In den folgenden Jahrzehnten wurde das Grundstück immer dichter bebaut, wobei Gewerbe und Wohnen stets nebeneinander lagen: 1886–1887 errichtete der Fabrikant Ludwig Müller im Hinterhof ein neues Werkstattgebäude, in dem er mechanisches Blechspielzeug herstellte. Zu seinen Spezialitäten gehörten Spieluhren, später auch „Aeronautische Karusselle“, an denen sich Figürchen oder kleine Luftschiffe und Flugzeuge drehten. 1898 folgte ein weiteres Hinterhaus mit Wohnungen nach Plan von Georg Philipp Höfler, das Martin Macher 1901 um eine Stallung ergänzte.
Zu Beginn des Ersten Weltkrieges war es mit dem Blechspielzeug vorbei: Johann Martin Mühlberger richtete in den Geschäftsräumen eine chemische Reinigung ein, die später sein Sozius Gottlob Kadeder übernahm und 1924 um ein weiteres Rückgebäude ausbaute.
1945 schlugen Fliegerbomben am nahen Vestnertorgraben ein. Die Villa der Schwanhäußers gleich um die Ecke wurde ein Raub der Flammen, und auch das Wohn- und Geschäftshaus der Kadeders blieb nicht verschont. 1950 blickte man von den gegenüberliegenden Häusern auf eine verwilderte Brachfläche, im Vordergrund die kläglichen Mauerreste der alten Anwesen Friedrichstraße 7 und 9. Das Firmenschild in antiquierter Frakturschrift wirkt wie ein letztes Aufbäumen gegen das Ende.

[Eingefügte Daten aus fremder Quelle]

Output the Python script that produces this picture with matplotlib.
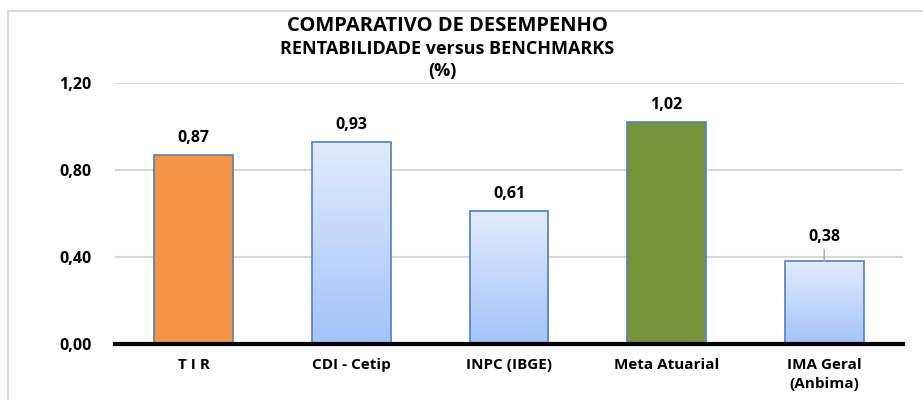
import matplotlib
matplotlib.use('Agg')
import matplotlib.pyplot as plt
from matplotlib.patches import Rectangle
from matplotlib.colors import LinearSegmentedColormap
import numpy as np

categories = ['T I R', 'CDI - Cetip', 'INPC (IBGE)', 'Meta Atuarial', 'IMA Geral\n(Anbima)']
values = [0.87, 0.93, 0.61, 1.02, 0.38]
value_labels = ['0,87', '0,93', '0,61', '1,02', '0,38']
yticks = [0.0, 0.4, 0.8, 1.2]
ytick_labels = ['0,00', '0,40', '0,80', '1,20']

solid_colors = {0: '#F79646', 3: '#77933C'}
edge = '#4F81BD'
grad = LinearSegmentedColormap.from_list('g', ['#A3C3FA', '#E2EBFC'])

plt.rcParams['font.family'] = ['Open Sans', 'DejaVu Sans']

fig = plt.figure(figsize=(9.23, 4.0), dpi=100)
ax = fig.add_axes([115/923, 1-344/400, (903-115)/923, (344-83)/400])

x = np.arange(len(categories))
bars = ax.bar(x, values, width=0.5, edgecolor=edge, linewidth=1.2, zorder=3)
for i, b in enumerate(bars):
    if i in solid_colors:
        b.set_facecolor(solid_colors[i])
    else:
        # light-blue vertical gradient clipped to the bar
        b.set_facecolor('none')
        x0 = b.get_x()
        im = ax.imshow(np.linspace(0, 1, 100).reshape(-1, 1), cmap=grad, origin='lower',
                       extent=[x0, x0 + b.get_width(), 0, b.get_height()],
                       aspect='auto', zorder=2)
        im.set_clip_path(b)

for i, (v, lab) in enumerate(zip(values, value_labels)):
    if i == 4:
        ax.annotate(lab, xy=(i, v), xytext=(i, v + 0.11), ha='center', va='center',
                    fontsize=11.5, fontweight='bold',
                    arrowprops=dict(arrowstyle='-', color='#A6A6A6', lw=1, shrinkA=1, shrinkB=0))
    else:
        ax.text(i, v + 0.078, lab, ha='center', va='center', fontsize=11.5, fontweight='bold')

ax.set_xlim(-0.5, len(categories) - 0.5)
ax.set_ylim(0, 1.2)
ax.set_yticks(yticks)
ax.set_yticklabels(ytick_labels, fontsize=11.5, fontweight='bold')
ax.set_xticks(x)
ax.set_xticklabels(categories, fontsize=11, fontweight='bold', linespacing=1.45)
ax.tick_params(axis='both', length=0)
ax.tick_params(axis='y', pad=17)
ax.tick_params(axis='x', pad=10)
ax.yaxis.grid(True, color='#D9D9D9', linewidth=1.5, zorder=0)
ax.set_axisbelow(True)
for s in ['top', 'right', 'left']:
    ax.spines[s].set_visible(False)
ax.spines['bottom'].set_linewidth(3)
ax.spines['bottom'].set_color('black')
ax.spines['bottom'].set_zorder(5)

fig.text(447/923, 1-26/400, 'COMPARATIVO DE DESEMPENHO', ha='center', va='center',
         fontsize=14.5, fontweight='bold')
fig.text(447/923, 1-49/400, 'RENTABILIDADE versus BENCHMARKS', ha='center', va='center',
         fontsize=13, fontweight='bold')
fig.text(442/923, 1-71/400, '(%)', ha='center', va='center',
         fontsize=13, fontweight='bold')

fig.patches.append(Rectangle((8/923, -0.1), 1.1, 1 - 11/400 + 0.1, transform=fig.transFigure,
                             fill=False, edgecolor='#D9D9D9', linewidth=1.5))

fig.savefig('out.png', dpi=100)
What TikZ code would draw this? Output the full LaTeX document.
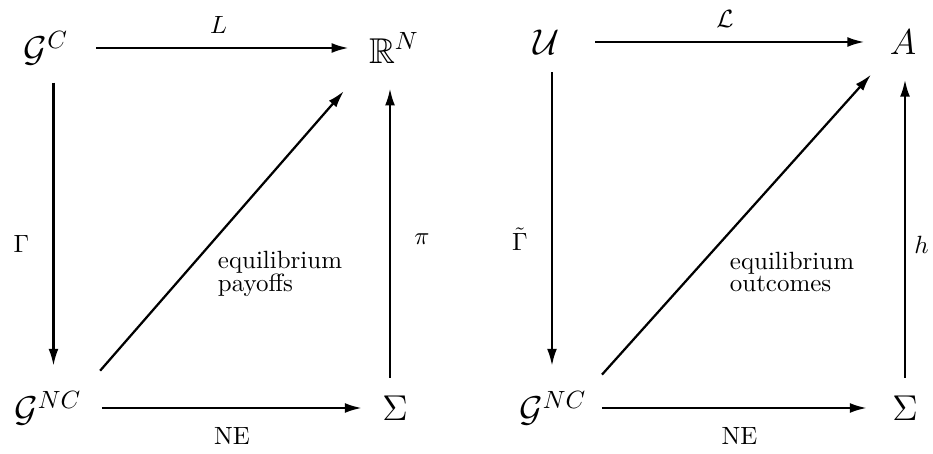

Die Firma Kadeder gibt es heute nicht mehr. An Stelle des klassizistischen Vorstadthauses zog man ab 1982 eine Wohnanlage in die Höhe. Die Brauntöne der Fassade, der reichliche Einsatz von brünierten oder braun lackierten Metallteilen und kleine architektonische Spielereien wie die abgeschrägten Ecken des Treppenhausschachtes sind typisch für die Entstehungszeit.